> **What to produce**: Return the complete listing that follows, with each line reproduced exactly.

> **Dataset section**:
########################################
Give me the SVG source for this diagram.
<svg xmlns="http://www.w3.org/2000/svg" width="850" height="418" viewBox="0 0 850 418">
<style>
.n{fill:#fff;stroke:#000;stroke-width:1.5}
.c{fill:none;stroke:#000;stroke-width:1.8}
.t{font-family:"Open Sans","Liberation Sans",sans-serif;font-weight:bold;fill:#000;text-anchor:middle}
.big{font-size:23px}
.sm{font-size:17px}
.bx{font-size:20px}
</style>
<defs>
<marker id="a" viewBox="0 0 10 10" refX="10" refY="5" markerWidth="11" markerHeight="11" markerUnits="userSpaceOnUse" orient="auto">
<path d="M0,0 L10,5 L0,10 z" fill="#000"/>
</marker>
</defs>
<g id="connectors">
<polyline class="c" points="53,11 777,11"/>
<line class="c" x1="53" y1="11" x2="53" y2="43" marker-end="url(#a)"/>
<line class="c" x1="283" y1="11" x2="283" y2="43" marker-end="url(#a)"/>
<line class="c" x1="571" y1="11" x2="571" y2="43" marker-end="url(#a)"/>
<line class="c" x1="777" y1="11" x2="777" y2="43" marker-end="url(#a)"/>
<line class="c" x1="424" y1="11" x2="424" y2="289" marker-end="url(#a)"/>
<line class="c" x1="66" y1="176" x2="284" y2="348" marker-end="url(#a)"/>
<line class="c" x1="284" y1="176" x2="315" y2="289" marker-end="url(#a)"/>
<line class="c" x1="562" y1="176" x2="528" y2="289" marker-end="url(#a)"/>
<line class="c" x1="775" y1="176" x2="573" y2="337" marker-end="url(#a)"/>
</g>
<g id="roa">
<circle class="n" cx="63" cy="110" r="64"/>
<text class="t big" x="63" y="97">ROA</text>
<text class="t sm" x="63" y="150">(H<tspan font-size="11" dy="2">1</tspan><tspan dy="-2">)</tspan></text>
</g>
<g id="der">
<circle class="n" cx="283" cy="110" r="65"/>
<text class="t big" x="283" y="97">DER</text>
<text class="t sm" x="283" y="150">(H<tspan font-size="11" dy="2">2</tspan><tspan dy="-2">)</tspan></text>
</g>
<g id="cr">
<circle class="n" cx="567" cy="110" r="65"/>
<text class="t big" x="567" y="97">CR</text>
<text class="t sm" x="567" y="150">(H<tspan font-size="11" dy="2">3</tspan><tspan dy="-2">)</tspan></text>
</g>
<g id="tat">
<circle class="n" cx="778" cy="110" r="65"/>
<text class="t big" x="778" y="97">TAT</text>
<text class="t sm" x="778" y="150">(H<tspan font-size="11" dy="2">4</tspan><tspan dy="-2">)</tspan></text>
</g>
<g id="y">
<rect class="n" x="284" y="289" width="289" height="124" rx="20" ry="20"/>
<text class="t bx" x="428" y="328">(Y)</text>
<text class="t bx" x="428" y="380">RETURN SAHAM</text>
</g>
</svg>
########################################
> **Completed exercise**:
Give me the SVG source for this diagram.
<svg xmlns="http://www.w3.org/2000/svg" width="850" height="418" viewBox="0 0 850 418">
<style>
.n{fill:#fff;stroke:#000;stroke-width:1.5}
.c{fill:none;stroke:#000;stroke-width:1.8}
.t{font-family:"Open Sans","Liberation Sans",sans-serif;font-weight:bold;fill:#000;text-anchor:middle}
.big{font-size:23px}
.sm{font-size:17px}
.bx{font-size:20px}
</style>
<defs>
<marker id="a" viewBox="0 0 10 10" refX="10" refY="5" markerWidth="11" markerHeight="11" markerUnits="userSpaceOnUse" orient="auto">
<path d="M0,0 L10,5 L0,10 z" fill="#000"/>
</marker>
</defs>
<g id="connectors">
<polyline class="c" points="53,11 777,11"/>
<line class="c" x1="53" y1="11" x2="53" y2="43" marker-end="url(#a)"/>
<line class="c" x1="283" y1="11" x2="283" y2="43" marker-end="url(#a)"/>
<line class="c" x1="571" y1="11" x2="571" y2="43" marker-end="url(#a)"/>
<line class="c" x1="777" y1="11" x2="777" y2="43" marker-end="url(#a)"/>
<line class="c" x1="424" y1="11" x2="424" y2="289" marker-end="url(#a)"/>
<line class="c" x1="66" y1="176" x2="284" y2="348" marker-end="url(#a)"/>
<line class="c" x1="284" y1="176" x2="315" y2="289" marker-end="url(#a)"/>
<line class="c" x1="562" y1="176" x2="528" y2="289" marker-end="url(#a)"/>
<line class="c" x1="775" y1="176" x2="573" y2="337" marker-end="url(#a)"/>
</g>
<g id="roa">
<circle class="n" cx="63" cy="110" r="64"/>
<text class="t big" x="63" y="97">ROA</text>
<text class="t sm" x="63" y="150">(H<tspan font-size="11" dy="2">1</tspan><tspan dy="-2">)</tspan></text>
</g>
<g id="der">
<circle class="n" cx="283" cy="110" r="65"/>
<text class="t big" x="283" y="97">DER</text>
<text class="t sm" x="283" y="150">(H<tspan font-size="11" dy="2">2</tspan><tspan dy="-2">)</tspan></text>
</g>
<g id="cr">
<circle class="n" cx="567" cy="110" r="65"/>
<text class="t big" x="567" y="97">CR</text>
<text class="t sm" x="567" y="150">(H<tspan font-size="11" dy="2">3</tspan><tspan dy="-2">)</tspan></text>
</g>
<g id="tat">
<circle class="n" cx="778" cy="110" r="65"/>
<text class="t big" x="778" y="97">TAT</text>
<text class="t sm" x="778" y="150">(H<tspan font-size="11" dy="2">4</tspan><tspan dy="-2">)</tspan></text>
</g>
<g id="y">
<rect class="n" x="284" y="289" width="289" height="124" rx="20" ry="20"/>
<text class="t bx" x="428" y="328">(Y)</text>
<text class="t bx" x="428" y="380">RETURN SAHAM</text>
</g>
</svg>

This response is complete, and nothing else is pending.